The entrapment of inclusions, bubbles, slag, and other particles into solidified steel products is a critically-important quality concern. These particles require expensive inspection, surface grinding and rejection of steel. If undetected, large particles lower the fatigue life, while captured bubbles and inclusion clusters cause slivers, blisters, and other surface defects in rolled products. During continuous casting, particles may enter the mold with the steel flowing through the submerged nozzle. In addition, mold slag may be entrained from the top surface. A computational model has been developed to simulate the transport and entrapment of particles from both of these sources. The model first computes transient turbulent flow in the mold region using Large Eddy Simulation (LES), with the k sub-grid-scale (SGS) model. Next, the transport and capture of over 30,000 particles are simulated using a Lagrangian approach to track the trajectories. A new criterion was developed to model particle pushing and capture by a dendritic interface and was incorporated into the particle transport model. Particles smaller than the primary dendrite arm spacing are entrapped if they enter the boundary layer region and touch the solidifying steel shell. Larger particles are entrapped only if they remain stable while the shell grows around them.
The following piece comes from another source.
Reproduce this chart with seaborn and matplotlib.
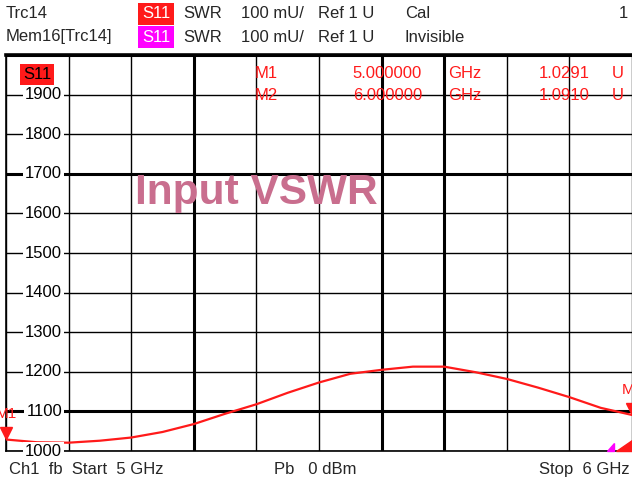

The new criterion models this by considering a balance of ten different forces which act on a particle in the boundary layer region, including the bulk hydrodynamic forces (lift, pressure gradient, stress gradient, Basset, and added mass forces), transverse drag force, (caused by fluid flow across the dendrite interface), gravity (buoyancy) force, and the forces acting at the interface (Van der Waals interfacial force, lubrication drag force, and surface energy gradient force). The criterion was validated by reproducing experimental results in different systems. It was then applied to predict the entrapment of slag, particles into the solidification front in molten steel. Finally, the model was incorporated into the 3-D LES model and used to predict the entrapment distributions, removal rates, and fractions of different sized particles in a straight-walled thin slab caster. Although more large particles are removed than small ones, the entrapment rate as defects is still very high.